> **Problem to solve**
Begin the copy with the line that contains "Clone this diagram in TikZ." and end it with the line that contains "text=spcol] (SPTl) at". Print these lines exactly and omit all pictures.

***** Listing *****

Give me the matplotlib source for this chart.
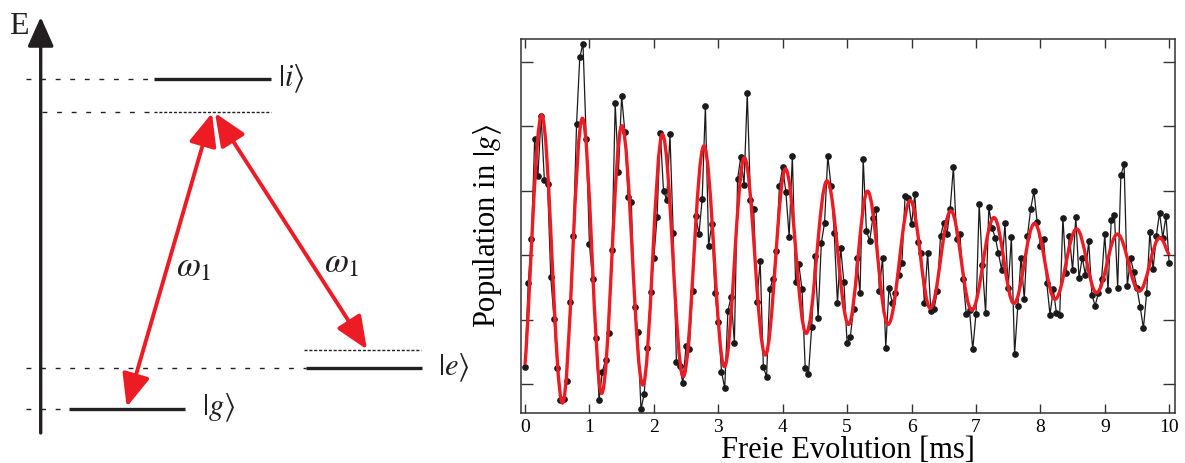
import numpy as np
import matplotlib
matplotlib.use("Agg")
import matplotlib.pyplot as plt
from matplotlib.path import Path
from matplotlib.patches import PathPatch, FancyArrowPatch

plt.rcParams["font.family"] = ["Liberation Serif", "DejaVu Serif"]
plt.rcParams["mathtext.fontset"] = "stix"

# measured population in |g>, one point every 0.05 ms (0 ... 10 ms)
t_step = 0.05
population = [
    0.054, 0.312, 0.449, 0.760, 0.645, 0.831, 0.633, 0.620, 0.331, 0.203,
    0.049, -0.050, -0.048, 0.010, 0.255, 0.459, 0.805, 1.013, 1.056, 0.760,
    0.433, 0.325, 0.142, -0.050, 0.038, 0.074, 0.157, 0.416, 0.870, 0.658,
    0.893, 0.782, 0.579, 0.565, 0.238, 0.162, -0.079, -0.031, 0.113, 0.286,
    0.392, 0.519, 0.780, 0.599, 0.571, 0.774, 0.469, 0.069, 0.056, 0.002,
    0.119, 0.107, 0.288, 0.521, 0.465, 0.573, 0.863, 0.429, 0.495, 0.281,
    0.191, 0.038, -0.013, 0.227, 0.271, 0.126, 0.636, 0.705, 0.617, 0.903,
    0.571, 0.542, 0.255, 0.382, 0.052, 0.023, 0.294, 0.325, 0.413, 0.615,
    0.672, 0.594, 0.457, 0.708, 0.315, 0.371, 0.294, 0.049, 0.030, 0.176,
    0.397, 0.206, 0.438, 0.500, 0.708, 0.615, 0.469, 0.252, 0.423, 0.315,
    0.126, 0.147, 0.233, 0.392, 0.281, 0.697, 0.475, 0.443, 0.516, 0.543,
    0.289, 0.392, 0.111, 0.299, 0.252, 0.281, 0.338, 0.374, 0.583, 0.576,
    0.495, 0.588, 0.441, 0.405, 0.252, 0.407, 0.226, 0.233, 0.288, 0.459,
    0.500, 0.465, 0.543, 0.674, 0.449, 0.464, 0.325, 0.216, 0.229, 0.107,
    0.216, 0.557, 0.369, 0.219, 0.548, 0.483, 0.454, 0.405, 0.353, 0.498,
    0.299, 0.455, 0.093, 0.243, 0.392, 0.263, 0.460, 0.543, 0.598, 0.503,
    0.429, 0.449, 0.312, 0.214, 0.295, 0.219, 0.214, 0.516, 0.343, 0.460,
    0.353, 0.517, 0.328, 0.392, 0.338, 0.444, 0.276, 0.243, 0.281, 0.325,
    0.464, 0.291, 0.509, 0.524, 0.299, 0.648, 0.681, 0.305, 0.392, 0.346,
    0.297, 0.238, 0.173, 0.283, 0.472, 0.356, 0.459, 0.531, 0.454, 0.521,
    0.374,
]

# fitted curve: start, maxima/minima and end point
fit_t = [0.0, 0.258, 0.582, 0.891, 1.190, 1.504, 1.829, 2.133, 2.457, 2.777,
         3.096, 3.405, 3.730, 4.044, 4.364, 4.688, 5.023, 5.317, 5.636, 5.981,
         6.291, 6.610, 6.935, 7.280, 7.589, 7.909, 8.228, 8.563, 8.872, 9.196,
         9.536, 9.856, 10.0]
fit_v = [0.060, 0.834, -0.059, 0.824, -0.029, 0.801, -0.003, 0.774, 0.023, 0.738,
         0.054, 0.702, 0.090, 0.667, 0.157, 0.630, 0.185, 0.598, 0.185, 0.569,
         0.235, 0.537, 0.229, 0.516, 0.250, 0.498, 0.263, 0.481, 0.283, 0.465,
         0.288, 0.454, 0.400]

x_ticks = list(range(11))
y_ticks = [0.0, 0.2, 0.4, 0.6, 0.8, 1.0]

# level scheme, left panel in pixel units (y downwards)
level_names = [r"$|i\rangle$", r"$|e\rangle$", r"$|g\rangle$"]
level_y = [79.3, 368.3, 409.0]
level_x0 = [154.0, 306.0, 69.3]
level_x1 = [270.7, 421.7, 185.0]
label_x = [291.0, 454.0, 219.0]
virtual_y = [111.7, 350.0]
virtual_x0 = [154.0, 304.0]
virtual_x1 = [270.7, 420.7]

RED = "#ED1C24"
INK = "#231F20"

fig = plt.figure(figsize=(11.85, 4.63), dpi=100)

# ---------------- left: level scheme ----------------
axl = fig.add_axes([0, 0, 470 / 1185, 1])
axl.set_xlim(0, 470)
axl.set_ylim(463, 0)
axl.axis("off")

# energy axis
axl.add_patch(FancyArrowPatch((40.7, 433), (40.7, 17), arrowstyle="-|>,head_length=1.8,head_width=0.8",
                              mutation_scale=10, lw=2.4, color=INK, shrinkA=0, shrinkB=0))
axl.text(19, 27, "E", fontsize=23, ha="center", va="center", color=INK)

for name, y, x0, x1, lx in zip(level_names, level_y, level_x0, level_x1, label_x):
    axl.plot([x0, x1], [y, y], color=INK, lw=2.4, solid_capstyle="butt")
    axl.plot([26, x0], [y, y], color=INK, lw=1.0, dashes=(3.5, 7))
    axl.text(lx, y - 1, name, fontsize=22, ha="center", va="center", color=INK)

for y, x0, x1 in zip(virtual_y, virtual_x0, virtual_x1):
    axl.plot([x0, x1], [y, y], color=INK, lw=1.0, dashes=(2.2, 1.3))
axl.plot([41.7, 154], [virtual_y[0]] * 2, color=INK, lw=1.0, dashes=(3.5, 7))

# two-photon arrows
arrow_style = "<|-|>,head_length=2.0,head_width=0.85"
axl.add_patch(FancyArrowPatch((126.7, 407), (212, 113), arrowstyle=arrow_style, mutation_scale=10,
                              lw=2.8, color=RED, shrinkA=0, shrinkB=0))
axl.add_patch(FancyArrowPatch((215, 113), (367, 349.5), arrowstyle=arrow_style, mutation_scale=10,
                              lw=2.8, color=RED, shrinkA=0, shrinkB=0))
axl.text(194, 268, r"$\omega_1$", fontsize=25, ha="center", va="center", color=INK)
axl.text(342, 264, r"$\omega_1$", fontsize=25, ha="center", va="center", color=INK)

# ---------------- right: oscillation of the population ----------------
ax = fig.add_axes([520.7 / 1185, (463 - 413) / 463, (1175 - 520.7) / 1185, (413 - 39) / 463])
t = np.arange(len(population)) * t_step
ax.plot(t, population, "-o", color="#1A1A1A", lw=0.9, ms=3.8, zorder=2)


def fit_path(ts, vs):
    verts = [(ts[0], vs[0])]
    codes = [Path.MOVETO]
    n = len(ts)
    for i in range(n - 1):
        t0, t1, v0, v1 = ts[i], ts[i + 1], vs[i], vs[i + 1]
        dt = t1 - t0
        c1 = (t0 + 0.3 * dt, v0 + 0.25 * (v1 - v0)) if i == 0 else (t0 + 0.364 * dt, v0)
        c2 = (t1 - 0.3 * dt, v1 + 0.25 * (v0 - v1)) if i == n - 2 else (t1 - 0.364 * dt, v1)
        verts += [c1, c2, (t1, v1)]
        codes += [Path.CURVE4] * 3
    return Path(verts, codes)


ax.add_patch(PathPatch(fit_path(fit_t, fit_v), fill=False, ec=RED, lw=2.4, zorder=3))

ax.set_xlim(-0.067, 10.09)
ax.set_ylim(-0.09, 1.07)
ax.set_xticks(x_ticks)
ax.set_yticks(y_ticks)
ax.tick_params(axis="both", direction="in", top=True, right=True, width=1.0,
               labelsize=14, labelleft=False, pad=4, colors="#333333", labelcolor="black")
ax.tick_params(axis="x", length=6.5)
ax.tick_params(axis="y", length=8.5)
for sp in ax.spines.values():
    sp.set_linewidth(1.1)
    sp.set_color("#333333")

ax.set_xlabel("Freie Evolution [ms]", fontsize=22, labelpad=0)
ax.set_ylabel(r"Population in $|g\rangle$", fontsize=22, labelpad=12)

fig.savefig("out.png", dpi=100)
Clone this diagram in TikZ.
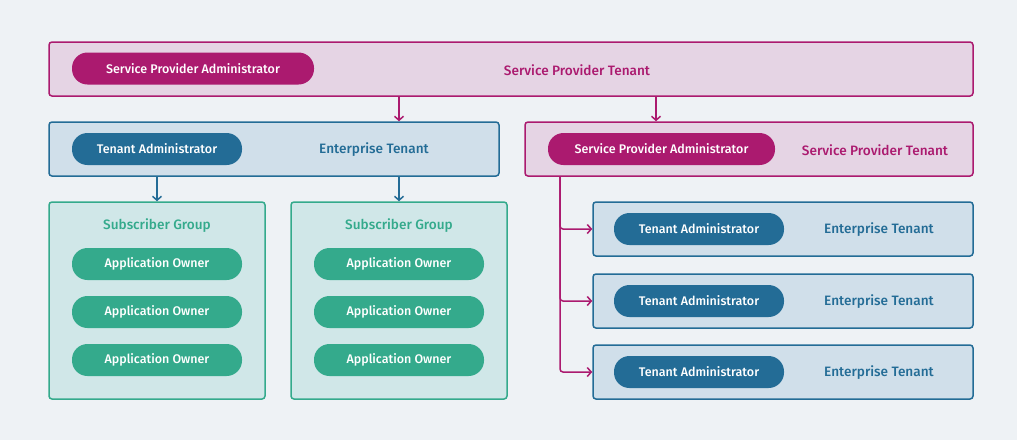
\documentclass[tikz,border=0pt]{standalone}
\usepackage{fontspec}
\setmainfont{Fira Sans Medium}
\usetikzlibrary{arrows.meta}
\definecolor{bgcol}{HTML}{EEF2F5}
\definecolor{spcol}{HTML}{AB1A6F}
\definecolor{spfill}{HTML}{E5D4E4}
\definecolor{etcol}{HTML}{236C96}
\definecolor{etfill}{HTML}{D0DFEA}
\definecolor{sgcol}{HTML}{34AA8C}
\definecolor{sgfill}{HTML}{D0E7E8}

\begin{document}
\begin{tikzpicture}[x=1pt, y=-1pt,
		every node/.style={font=\fontsize{12.5}{15}\selectfont, inner sep=0pt},
		lbl/.style={font=\fontsize{13.6}{16}\selectfont, yshift=-1pt},
		tbox/.style={rectangle, rounded corners=3pt, line width=1.5pt},
		pill/.style={rectangle, rounded corners=15.5pt, minimum height=32pt, text=white},
		spbox/.style={tbox, draw=spcol, fill=spfill, minimum height=54pt},
		etbox/.style={tbox, draw=etcol, fill=etfill, minimum height=54pt},
		sgbox/.style={tbox, draw=sgcol, fill=sgfill, minimum width=216pt, minimum height=197pt}]
	\fill[bgcol] (0,0) rectangle (1017,440);
	\useasboundingbox (0,0) rectangle (1017,440);

	% service provider tenants
	\node[spbox, minimum width=924pt] (SPT) at (511,69) {};
	\node[pill, fill=spcol, minimum width=242pt] (SPA) at (193,68.5) {Service Provider Administrator};
	\node[lbl, text=spcol] (SPTl) at (577,69) {Service Provider Tenant};

	\node[spbox, minimum width=448pt] (SPT2) at (749,149) {};
	\node[pill, fill=spcol, minimum width=227pt] (SPA2) at (661.5,149) {Service Provider Administrator};
	\node[lbl, text=spcol] (SPTl2) at (875,149) {Service Provider Tenant};

	% enterprise tenant with subscriber groups
	\node[etbox, minimum width=450pt] (ET) at (274,149) {};
	\node[pill, fill=etcol, minimum width=170pt] (TA) at (157,149) {Tenant Administrator};
	\node[lbl, text=etcol] (ETl) at (374,149) {Enterprise Tenant};

	\foreach \g/\x in {1/157, 2/399} {
		\node[sgbox] (SG\g) at (\x,300.5) {};
		\node[lbl, text=sgcol] (SGl\g) at (\x,225) {Subscriber Group};
		\foreach \i/\y in {1/264, 2/312, 3/360}
			\node[pill, fill=sgcol, minimum width=170pt] (AO\g\i) at (\x,\y) {Application Owner};
	}

	% enterprise tenants under the second provider
	\foreach \i/\y in {1/229, 2/301, 3/372} {
		\node[etbox, minimum width=380pt] (RET\i) at (783,\y) {};
		\node[pill, fill=etcol, minimum width=170pt] (RTA\i) at (699,\y) {Tenant Administrator};
		\node[lbl, text=etcol] (RETl\i) at (879,\y) {Enterprise Tenant};
	}

	\begin{scope}[line width=1.5pt, >={Straight Barb[length=4pt, width=9pt]}]
		\draw[->, spcol] (SPT.south -| SG2.north) -- (ET.north -| SG2.north);
		\draw[->, spcol] (SPT.south -| 656,0) -- (SPT2.north -| 656,0);
		\draw[->, etcol] (ET.south -| SG1.north) -- (SG1.north);
		\draw[->, etcol] (ET.south -| SG2.north) -- (SG2.north);
		\foreach \i in {1,2,3}
			\draw[->, spcol, rounded corners=3pt] (SPT2.south -| 560,0) |- (RET\i.west);
	\end{scope}
\end{tikzpicture}
\end{document}
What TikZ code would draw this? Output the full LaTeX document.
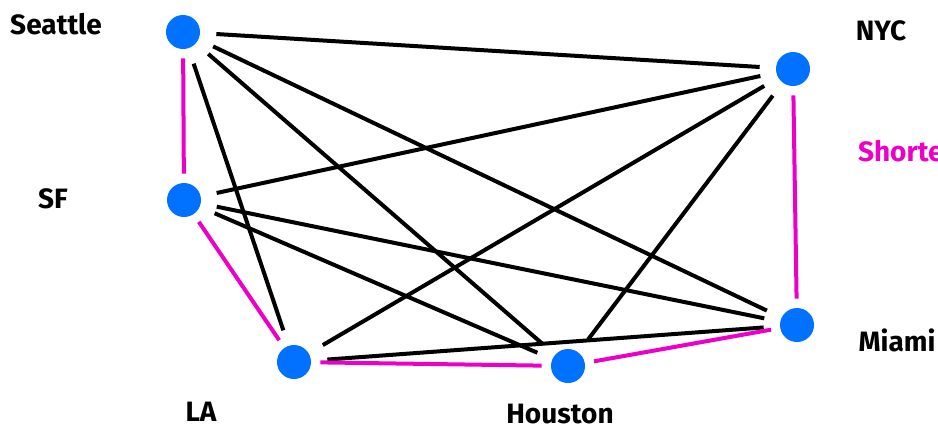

*****

> **Task result**
Clone this diagram in TikZ.
\documentclass[tikz,border=0pt]{standalone}
\usepackage{fontspec}
\setmainfont{Fira Sans Medium}
\usetikzlibrary{arrows.meta}
\definecolor{bgcol}{HTML}{EEF2F5}
\definecolor{spcol}{HTML}{AB1A6F}
\definecolor{spfill}{HTML}{E5D4E4}
\definecolor{etcol}{HTML}{236C96}
\definecolor{etfill}{HTML}{D0DFEA}
\definecolor{sgcol}{HTML}{34AA8C}
\definecolor{sgfill}{HTML}{D0E7E8}

\begin{document}
\begin{tikzpicture}[x=1pt, y=-1pt,
		every node/.style={font=\fontsize{12.5}{15}\selectfont, inner sep=0pt},
		lbl/.style={font=\fontsize{13.6}{16}\selectfont, yshift=-1pt},
		tbox/.style={rectangle, rounded corners=3pt, line width=1.5pt},
		pill/.style={rectangle, rounded corners=15.5pt, minimum height=32pt, text=white},
		spbox/.style={tbox, draw=spcol, fill=spfill, minimum height=54pt},
		etbox/.style={tbox, draw=etcol, fill=etfill, minimum height=54pt},
		sgbox/.style={tbox, draw=sgcol, fill=sgfill, minimum width=216pt, minimum height=197pt}]
	\fill[bgcol] (0,0) rectangle (1017,440);
	\useasboundingbox (0,0) rectangle (1017,440);

	% service provider tenants
	\node[spbox, minimum width=924pt] (SPT) at (511,69) {};
	\node[pill, fill=spcol, minimum width=242pt] (SPA) at (193,68.5) {Service Provider Administrator};
	\node[lbl, text=spcol] (SPTl) at (577,69) {Service Provider Tenant};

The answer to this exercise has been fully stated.